→ Description of the task:
Leave the pictures out and copy exactly the lines from the line containing "Reproduce this chart with Chart.js." to the line containing "const stippleCanvas = stipple();", both lines included.
——
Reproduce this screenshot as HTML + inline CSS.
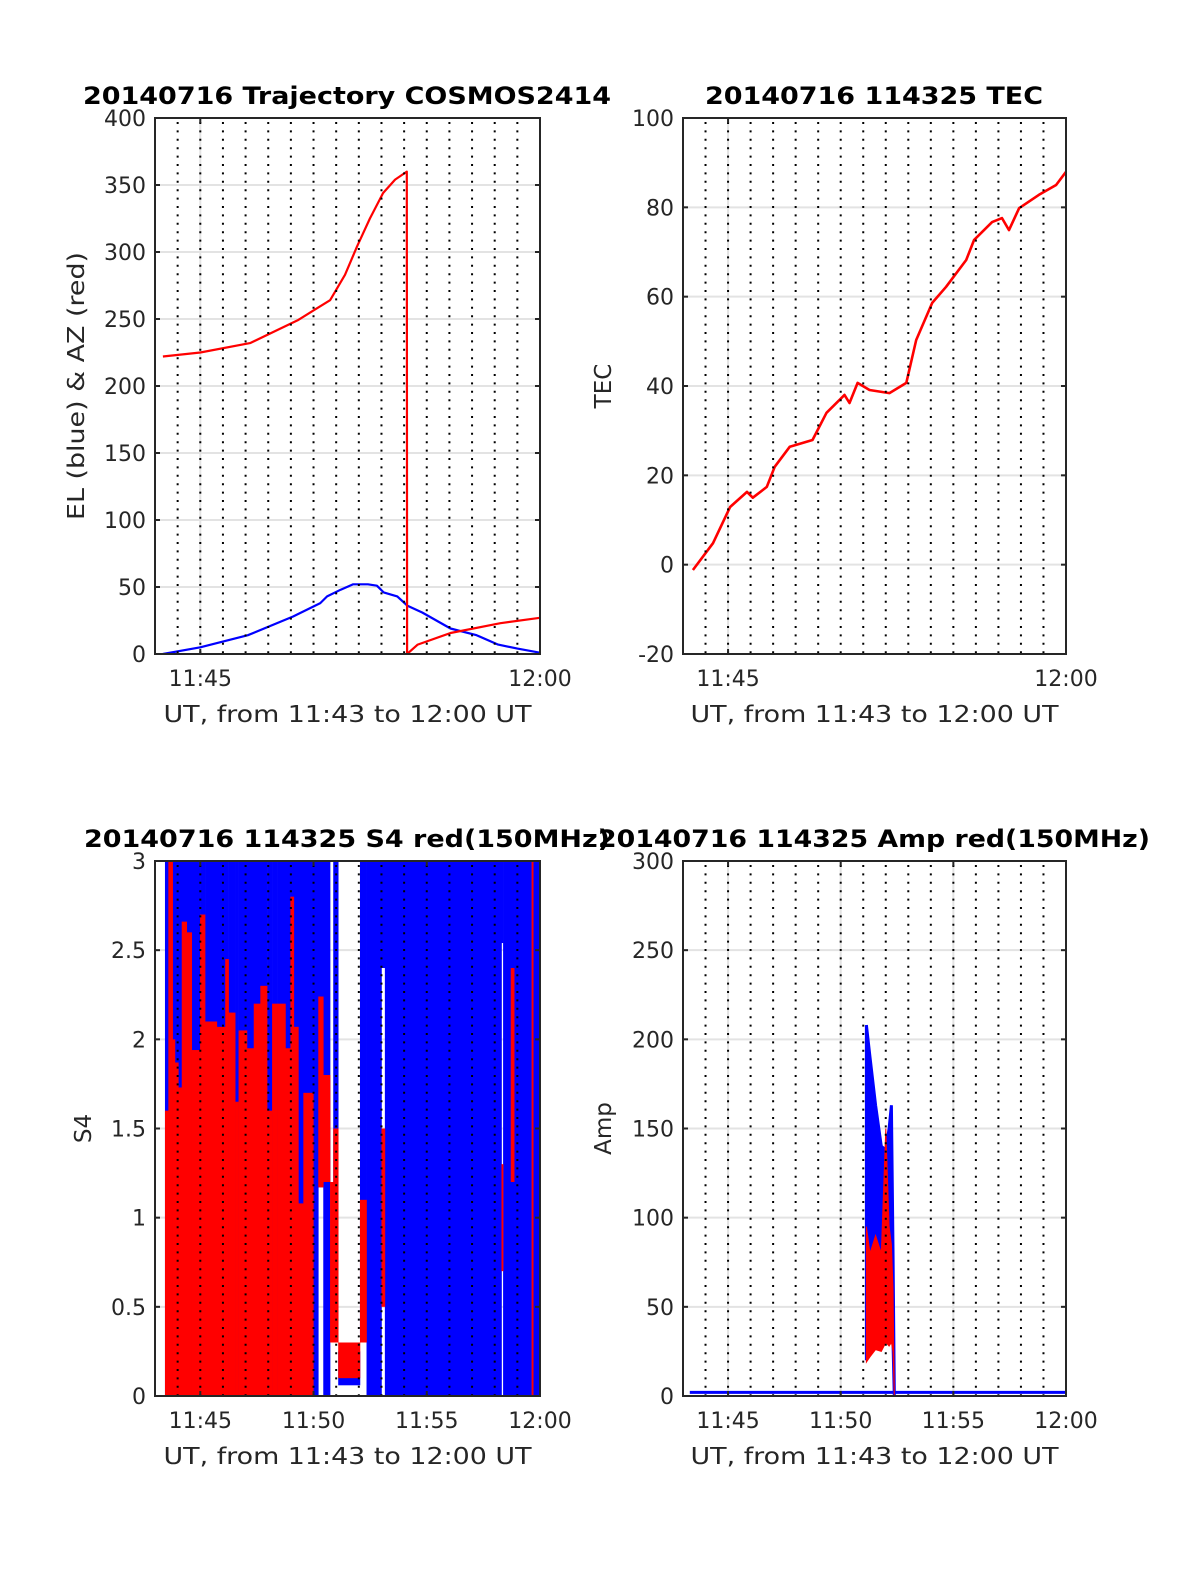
<!DOCTYPE html>
<html><head><meta charset="utf-8">
<style>
html,body{margin:0;padding:0;background:#fff;overflow:hidden;width:1200px;height:1575px;}
svg{display:block;}
text{font-family:"DejaVu Sans","Liberation Sans",sans-serif;fill:#262626;}
.title{font-weight:bold;font-size:24px;fill:#000;}
.tick{font-size:22px;}
.lab{font-size:23px;}
</style></head>
<body>
<svg id="root" width="1200" height="1575" viewBox="0 0 1200 1575" xmlns="http://www.w3.org/2000/svg">
<rect x="0" y="0" width="1200" height="1575" fill="#fff"/>
</svg>
<script>
// ---- data (times in minutes after 11:00) ----
const elTimes=[43.35,45.0,47.1,49.1,50.3,50.6,51.2,51.75,52.4,52.8,53.1,53.7,54.15,54.8,56.05,57.2,58.15,59.0,60.0];
const elValues=[0,5,14,28,38,43,48,52,52,51,46,43,36,31,19,14,7,4,1];
const azTimes=[43.35,45.0,47.2,49.3,50.06,50.73,51.39,51.92,52.49,53.07,53.6,54.04,54.12];
const azValues=[222,225,232,249,257,264,283,304,325,344,354,359,360];
const az2Times=[54.13,54.6,56.05,58.25,60.0];
const az2Values=[0,7,15.7,23,27];
const tecTimes=[43.44,44.33,45.09,45.84,46.1,46.72,47.07,47.74,48.75,49.37,50.17,50.39,50.75,51.28,52.16,52.91,53.35,54.06,54.68,55.57,55.92,56.72,57.16,57.47,57.92,58.8,59.56,60.05];
const tecValues=[-1.2,4.8,12.9,16.3,15,17.4,21.9,26.4,27.9,34,38,36.2,40.7,39.1,38.4,40.7,50.3,58.6,62.2,68.2,72.7,76.7,77.6,74.9,79.8,82.8,85,88.3];
const s4Start=[43.44,43.59,43.78,43.88,44.03,44.18,44.4,44.62,44.99,45.21,45.73,46.1,46.25,46.54,46.69,47.06,47.36,47.65,47.95,48.17,48.39,48.76,48.98,49.13,49.33,49.55,49.99,50.21,50.43,50.73,50.87,51.09,52.05,52.34,53.0,53.15,58.3,58.37,58.71,58.86,59.63,59.7];
const s4End=[43.59,43.78,43.88,44.03,44.18,44.4,44.62,44.99,45.21,45.73,46.1,46.25,46.54,46.69,47.06,47.36,47.65,47.95,48.17,48.39,48.76,48.98,49.13,49.33,49.55,49.99,50.21,50.43,50.73,50.87,51.09,52.05,52.34,53.0,53.15,58.3,58.37,58.71,58.86,59.63,59.7,60.0];
const s4BlueLo=[0,0,0,0,0,0,0,0,0,0,0,0,0,0,0,0,0,0,0,0,0,0,0,0,0,0,0,1.17,0,0.3,0.3,0.06,0.35,0,2.4,0,2.54,0,0,0,3,0];
const s4BlueHi=[3,3,3,3,3,3,3,3,3,3,3,3,3,3,3,3,3,3,3,3,3,3,3,3,3,3,3,3,3,0.9,3,0.25,3,3,3,3,3,3,3,3,3,3];
const s4RedLo=[0,0,0,0,0,0,0,0,0,0,0,0,0,0,0,0,0,0,0,0,0,0,0,0,0,0,0,1.17,1.2,0.3,0.3,0.1,0.3,0,0.5,0,0.7,0,1.2,0,0,0];
const s4RedHi=[1.6,3,2.0,1.87,1.73,2.66,2.6,1.94,2.7,2.1,2.07,2.45,2.15,1.65,2.05,1.95,2.2,2.3,1.6,2.2,2.2,1.95,2.8,2.07,1.08,1.7,0,2.24,1.8,1.2,1.5,0.3,1.1,0,1.5,0,1.3,0,2.4,0,3,0];
const ampTimes=[51.14,51.3,51.55,51.8,52.0,52.15,52.25,52.32,52.38];
const ampBlueHi=[208,190,163,140,138,150,163,82,3];
const ampBlueLo=[20,35,40,35,35,40,38,30,0];
const ampRedHi=[95,80,90,80,150,95,85,60,2];
const ampRedLo=[19,22,26,25,30,28,30,25,0];
const ampBaseTimes=[43.3,60.0];
const ampBaseValue=[2,2];

const NS='http://www.w3.org/2000/svg';
const root=document.getElementById('root');
function mk(tag,attrs,parent){const e=document.createElementNS(NS,tag);for(const k in attrs)e.setAttribute(k,attrs[k]);(parent||root).appendChild(e);return e;}
function fmtT(m){return (m>=60?'12:'+String(m-60).padStart(2,'0'):'11:'+String(m).padStart(2,'0'));}

function panel(o){
  const g=mk('g',{});
  
  
  const xs=t=>o.x0+(t-43)/(60-43)*(o.x1-o.x0);
  const ys=v=>o.y1-(v-o.ymin)/(o.ymax-o.ymin)*(o.y1-o.y0);
  o.yticks.forEach(v=>{const l=mk('line',{x1:o.x0,x2:o.x1,y1:ys(v),y2:ys(v),stroke:'#e3e3e3','stroke-width':2},g);
    });
  o.xticks.forEach(t=>{const l=mk('line',{x1:xs(t),x2:xs(t),y1:o.y0,y2:o.y1,stroke:'#e3e3e3','stroke-width':2},g);
    });
  const clip=mk('clipPath',{id:'c'+o.id},g);mk('rect',{x:o.x0,y:o.y0,width:o.x1-o.x0,height:o.y1-o.y0},clip);
  const d=mk('g',{'clip-path':'url(#c'+o.id+')'},g);
  
  o.draw(d,xs,ys);
  for(let m=44;m<60;m++){const l=mk('line',{x1:xs(m),x2:xs(m),y1:o.y0+4,y2:o.y1,stroke:'#000','stroke-width':2,'stroke-dasharray':'2 6.4'},g);
    }
  const b=mk('rect',{x:o.x0,y:o.y0,width:o.x1-o.x0,height:o.y1-o.y0,fill:'none',stroke:'#262626','stroke-width':2},g);
  
  o.yticks.forEach(v=>{mk('line',{x1:o.x0,x2:o.x0+5,y1:ys(v),y2:ys(v),stroke:'#262626','stroke-width':2},g);
    mk('line',{x1:o.x1-5,x2:o.x1,y1:ys(v),y2:ys(v),stroke:'#262626','stroke-width':2},g);
    const t=mk('text',{x:o.x0-9,y:ys(v)+8,'text-anchor':'end',class:'tick'},g);t.textContent=v;
    });
  o.xticks.forEach(tv=>{mk('line',{x1:xs(tv),x2:xs(tv),y1:o.y1-5,y2:o.y1,stroke:'#262626','stroke-width':2},g);
    mk('line',{x1:xs(tv),x2:xs(tv),y1:o.y0,y2:o.y0+5,stroke:'#262626','stroke-width':2},g);
    const t=mk('text',{x:xs(tv),y:o.y1+32,'text-anchor':'middle',class:'tick'},g);t.textContent=fmtT(tv);
    });
  const ti=mk('text',{x:o.tx,y:o.y0-14,'text-anchor':'middle',class:'title',textLength:o.tw,lengthAdjust:'spacingAndGlyphs'},g);ti.textContent=o.title;
  
  const xl=mk('text',{x:(o.x0+o.x1)/2,y:o.y1+68,'text-anchor':'middle',class:'lab',textLength:368,lengthAdjust:'spacingAndGlyphs'},g);xl.textContent='UT, from 11:43 to 12:00 UT';
  
  const yx=o.ylx,yy=(o.y0+o.y1)/2;
  const yl=mk('text',{x:yx,y:yy,'text-anchor':'middle',class:'lab',transform:'rotate(-90 '+yx+' '+yy+')'},g);yl.textContent=o.ylabel;
  if(o.ylw){yl.setAttribute('textLength',o.ylw);yl.setAttribute('lengthAdjust','spacingAndGlyphs');}
  
}
function line(p,xsArr,ysArr,col,w,name){
  const pts=xsArr.map((x,i)=>x.toFixed(1)+','+ysArr[i].toFixed(1)).join(' ');
  const l=mk('polyline',{points:pts,fill:'none',stroke:col,'stroke-width':w,'stroke-linejoin':'round'},p);
  return l;
}

panel({id:1,name:'trajectory-chart',x0:155,x1:540,y0:118,y1:654,ymin:0,ymax:400,yticks:[0,50,100,150,200,250,300,350,400],xticks:[45,60],
  title:'20140716 Trajectory COSMOS2414',tx:347,tw:528,ylabel:'EL (blue) & AZ (red)',ylx:84,ylw:268,
  draw:(d,xs,ys)=>{
    line(d,elTimes.map(xs),elValues.map(ys),'#0000ff',2.2,'elevation-line');
    const at=azTimes.concat(az2Times),av=azValues.concat(az2Values);
    line(d,at.map(xs),av.map(ys),'#ff0000',2.2,'azimuth-line');
  }});

panel({id:2,name:'tec-chart',x0:683,x1:1066,y0:118,y1:654,ymin:-20,ymax:100,yticks:[-20,0,20,40,60,80,100],xticks:[45,60],
  title:'20140716 114325 TEC',tx:874,tw:338,ylabel:'TEC',ylx:611,
  draw:(d,xs,ys)=>{
    line(d,tecTimes.map(xs),tecValues.map(ys),'#ff0000',2.6,'tec-line');
  }});

panel({id:3,name:'s4-chart',x0:155,x1:540,y0:861,y1:1396,ymin:0,ymax:3,yticks:[0,0.5,1,1.5,2,2.5,3],xticks:[45,50,55,60],
  title:'20140716 114325 S4 red(150MHz)',tx:347,tw:526,ylabel:'S4',ylx:91,
  draw:(d,xs,ys)=>{
    s4Start.forEach((t,i)=>{
      if(s4BlueHi[i]>s4BlueLo[i]){const r=mk('rect',{x:xs(t),width:xs(s4End[i])-xs(t)+0.3,y:ys(s4BlueHi[i]),height:ys(s4BlueLo[i])-ys(s4BlueHi[i]),fill:'#0000ff'},d);
        }
    });
    s4Start.forEach((t,i)=>{
      if(s4RedHi[i]>s4RedLo[i]){const w=Math.max(1.5,(xs(s4End[i])-xs(t))+0.3);
        const r=mk('rect',{x:xs(t),width:w,y:ys(s4RedHi[i]),height:ys(s4RedLo[i])-ys(s4RedHi[i]),fill:'#ff0000'},d);
        }
    });
  }});

panel({id:4,name:'amp-chart',x0:683,x1:1066,y0:861,y1:1396,ymin:0,ymax:300,yticks:[0,50,100,150,200,250,300],xticks:[45,50,55,60],
  title:'20140716 114325 Amp red(150MHz)',tx:874,tw:552,ylabel:'Amp',ylx:611,
  draw:(d,xs,ys)=>{
    line(d,ampBaseTimes.map(xs),ampBaseValue.map(ys),'#0000ff',3,'amp-baseline');
    const bp=ampTimes.map((t,i)=>xs(t).toFixed(1)+','+ys(ampBlueHi[i]).toFixed(1)).concat(ampTimes.slice().reverse().map((t,j)=>{const i=ampTimes.length-1-j;return xs(t).toFixed(1)+','+ys(ampBlueLo[i]).toFixed(1);}));
    const b=mk('polygon',{points:bp.join(' '),fill:'#0000ff',stroke:'#0000ff','stroke-width':3},d);
    
    const rp=ampTimes.map((t,i)=>xs(t).toFixed(1)+','+ys(ampRedHi[i]).toFixed(1)).concat(ampTimes.slice().reverse().map((t,j)=>{const i=ampTimes.length-1-j;return xs(t).toFixed(1)+','+ys(ampRedLo[i]).toFixed(1);}));
    const r=mk('polygon',{points:rp.join(' '),fill:'#ff0000',stroke:'#ff0000','stroke-width':1},d);
    
  }});
</script>
</body></html>
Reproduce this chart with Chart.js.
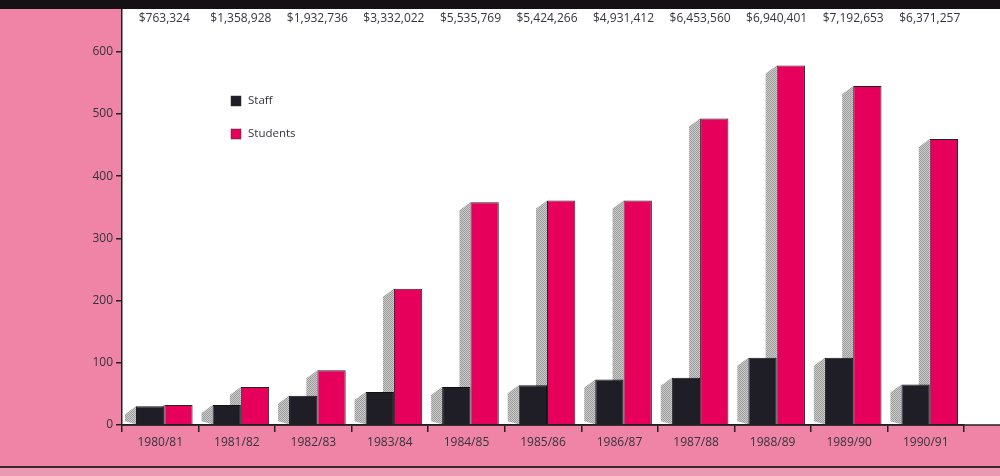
<!DOCTYPE html>
<html>
<head>
<meta charset="utf-8">
<script src="https://cdn.jsdelivr.net/npm/chart.js@4.4.1/dist/chart.umd.min.js"></script>
<style>
  html, body { margin: 0; padding: 0; background: #f084a6; }
  canvas { display: block; }
</style>
</head>
<body>
<canvas id="c" width="1000" height="476"></canvas>
<script>
// ---- data ----
const categories = ['1980/81', '1981/82', '1982/83', '1983/84', '1984/85', '1985/86',
                    '1986/87', '1987/88', '1988/89', '1989/90', '1990/91'];
const staff    = [30, 32, 47, 53, 61, 64, 73, 76, 108, 108, 65];
const students = [32, 61, 88, 219, 358, 361, 361, 493, 578, 545, 460];
const funding  = ['$763,324', '$1,358,928', '$1,932,736', '$3,332,022', '$5,535,769', '$5,424,266',
                  '$4,931,412', '$6,453,560', '$6,940,401', '$7,192,653', '$6,371,257'];
const yTickValues = [0, 100, 200, 300, 400, 500, 600];
const seriesNames = ['Staff', 'Students'];

// ---- styles ----
const PINK_BG = '#f084a6';
const STAFF_COL = '#1f1e26';
const STUD_COL = '#e6005c';
const TEXT_COL = '#34343c';
const FONT = '"Open Sans", "DejaVu Sans", sans-serif';
const GROUP_SHIFT = 4;

function stipple() {
  const p = document.createElement('canvas');
  p.width = 2; p.height = 2;
  const g = p.getContext('2d');
  g.fillStyle = '#cbcbcb'; g.fillRect(0, 0, 2, 2);
  g.fillStyle = '#9c9c9c';
  g.fillRect(0, 0, 1, 1); g.fillRect(1, 1, 1, 1);
  return p;
}
const stippleCanvas = stipple();

const backgroundPlugin = {
  id: 'bg',
  beforeDraw(chart) {
    const { ctx, chartArea, width, height } = chart;
    ctx.save();
    ctx.fillStyle = PINK_BG;
    ctx.fillRect(0, 0, width, height);
    ctx.fillStyle = '#ffffff';
    ctx.fillRect(chartArea.left, 0, width - chartArea.left, chartArea.bottom);
    ctx.fillStyle = '#141014';
    ctx.fillRect(0, 0, width, 9);
    ctx.fillStyle = '#3a2a30';
    ctx.fillRect(0, 466, width, 2);
    ctx.fillStyle = '#eb98b2';
    ctx.fillRect(0, 468, width, height - 468);
    ctx.restore();
  }
};

const shadowPlugin = {
  id: 'shadows',
  beforeDatasetsDraw(chart) {
    const { ctx } = chart;
    const pat = ctx.createPattern(stippleCanvas, 'repeat');
    ctx.save();
    ctx.translate(GROUP_SHIFT, 0);
    chart.data.datasets.forEach((ds, i) => {
      chart.getDatasetMeta(i).data.forEach(bar => {
        const L = bar.x - bar.width / 2;
        const T = bar.y, B = bar.base;
        const dx = 11, dy = 8;
        ctx.beginPath();
        ctx.moveTo(L, T);
        ctx.lineTo(L - dx, Math.min(T + dy, B - 3));
        ctx.lineTo(L - dx, B - 3);
        ctx.lineTo(L, B);
        ctx.closePath();
        ctx.fillStyle = pat;
        ctx.fill();
      });
    });
    ctx.restore();
    // shift the bar group slightly right, as in the original
    ctx.save();
    ctx.translate(GROUP_SHIFT, 0);
  },
  afterDatasetsDraw(chart) {
    chart.ctx.restore();
  }
};

const overlayPlugin = {
  id: 'overlay',
  afterDraw(chart) {
    const { ctx, chartArea, width } = chart;
    const xs = chart.scales.x;
    ctx.save();
    ctx.strokeStyle = '#222';
    ctx.lineWidth = 1.5;
    ctx.beginPath();
    ctx.moveTo(chartArea.left, chartArea.bottom);
    ctx.lineTo(width, chartArea.bottom);
    ctx.stroke();
    // funding labels
    ctx.fillStyle = TEXT_COL;
    ctx.font = '12px ' + FONT;
    ctx.textAlign = 'center';
    ctx.textBaseline = 'middle';
    funding.forEach((t, i) => {
      ctx.fillText(t, xs.getPixelForValue(i) + 4, 19);
    });
    // legend
    const cols = [STAFF_COL, STUD_COL];
    const lx = 231, ly = [101, 134];
    ctx.textAlign = 'left';
    ctx.font = '11.5px ' + FONT;
    seriesNames.forEach((n, i) => {
      ctx.fillStyle = cols[i];
      ctx.fillRect(lx, ly[i] - 5, 10, 10);
      ctx.strokeStyle = '#333';
      ctx.lineWidth = 0.5;
      ctx.strokeRect(lx, ly[i] - 5, 10, 10);
      ctx.fillStyle = TEXT_COL;
      ctx.fillText(n, lx + 17, ly[i]);
    });
    ctx.restore();
  }
};

new Chart(document.getElementById('c'), {
  type: 'bar',
  data: {
    labels: categories,
    datasets: [
      { label: seriesNames[0], data: staff, backgroundColor: STAFF_COL, borderColor: '#111', borderWidth: 1 },
      { label: seriesNames[1], data: students, backgroundColor: STUD_COL, borderColor: '#222', borderWidth: 1 }
    ]
  },
  options: {
    responsive: false,
    animation: false,
    devicePixelRatio: 1,
    categoryPercentage: 0.74,
    barPercentage: 1.0,
    layout: { padding: { left: 0, right: 36, top: 10, bottom: 0 } },
    plugins: { legend: { display: false }, tooltip: { enabled: false } },
    scales: {
      x: {
        grid: { display: true, drawOnChartArea: false, drawTicks: true, tickLength: 7, color: '#222', lineWidth: 1.5, offset: true },
        border: { display: true, color: '#222', width: 1.5 },
        ticks: { color: TEXT_COL, font: { family: FONT, size: 12 }, padding: 3, maxRotation: 0 },
        afterFit(s) { s.height = 51; }
      },
      y: {
        min: 0,
        max: 667,
        grid: { display: true, drawOnChartArea: false, drawTicks: true, tickLength: 6, color: '#222', lineWidth: 1.5 },
        border: { display: true, color: '#222', width: 1.5 },
        ticks: { color: TEXT_COL, font: { family: FONT, size: 12 }, padding: 3, stepSize: 100 },
        afterBuildTicks(axis) { axis.ticks = yTickValues.map(v => ({ value: v })); },
        afterFit(s) { s.width = 122; }
      }
    }
  },
  plugins: [backgroundPlugin, shadowPlugin, overlayPlugin]
});
</script>
</body>
</html>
——
→ Final result:
Reproduce this chart with Chart.js.
<!DOCTYPE html>
<html>
<head>
<meta charset="utf-8">
<script src="https://cdn.jsdelivr.net/npm/chart.js@4.4.1/dist/chart.umd.min.js"></script>
<style>
  html, body { margin: 0; padding: 0; background: #f084a6; }
  canvas { display: block; }
</style>
</head>
<body>
<canvas id="c" width="1000" height="476"></canvas>
<script>
// ---- data ----
const categories = ['1980/81', '1981/82', '1982/83', '1983/84', '1984/85', '1985/86',
                    '1986/87', '1987/88', '1988/89', '1989/90', '1990/91'];
const staff    = [30, 32, 47, 53, 61, 64, 73, 76, 108, 108, 65];
const students = [32, 61, 88, 219, 358, 361, 361, 493, 578, 545, 460];
const funding  = ['$763,324', '$1,358,928', '$1,932,736', '$3,332,022', '$5,535,769', '$5,424,266',
                  '$4,931,412', '$6,453,560', '$6,940,401', '$7,192,653', '$6,371,257'];
const yTickValues = [0, 100, 200, 300, 400, 500, 600];
const seriesNames = ['Staff', 'Students'];

// ---- styles ----
const PINK_BG = '#f084a6';
const STAFF_COL = '#1f1e26';
const STUD_COL = '#e6005c';
const TEXT_COL = '#34343c';
const FONT = '"Open Sans", "DejaVu Sans", sans-serif';
const GROUP_SHIFT = 4;

function stipple() {
  const p = document.createElement('canvas');
  p.width = 2; p.height = 2;
  const g = p.getContext('2d');
  g.fillStyle = '#cbcbcb'; g.fillRect(0, 0, 2, 2);
  g.fillStyle = '#9c9c9c';
  g.fillRect(0, 0, 1, 1); g.fillRect(1, 1, 1, 1);
  return p;
}
const stippleCanvas = stipple();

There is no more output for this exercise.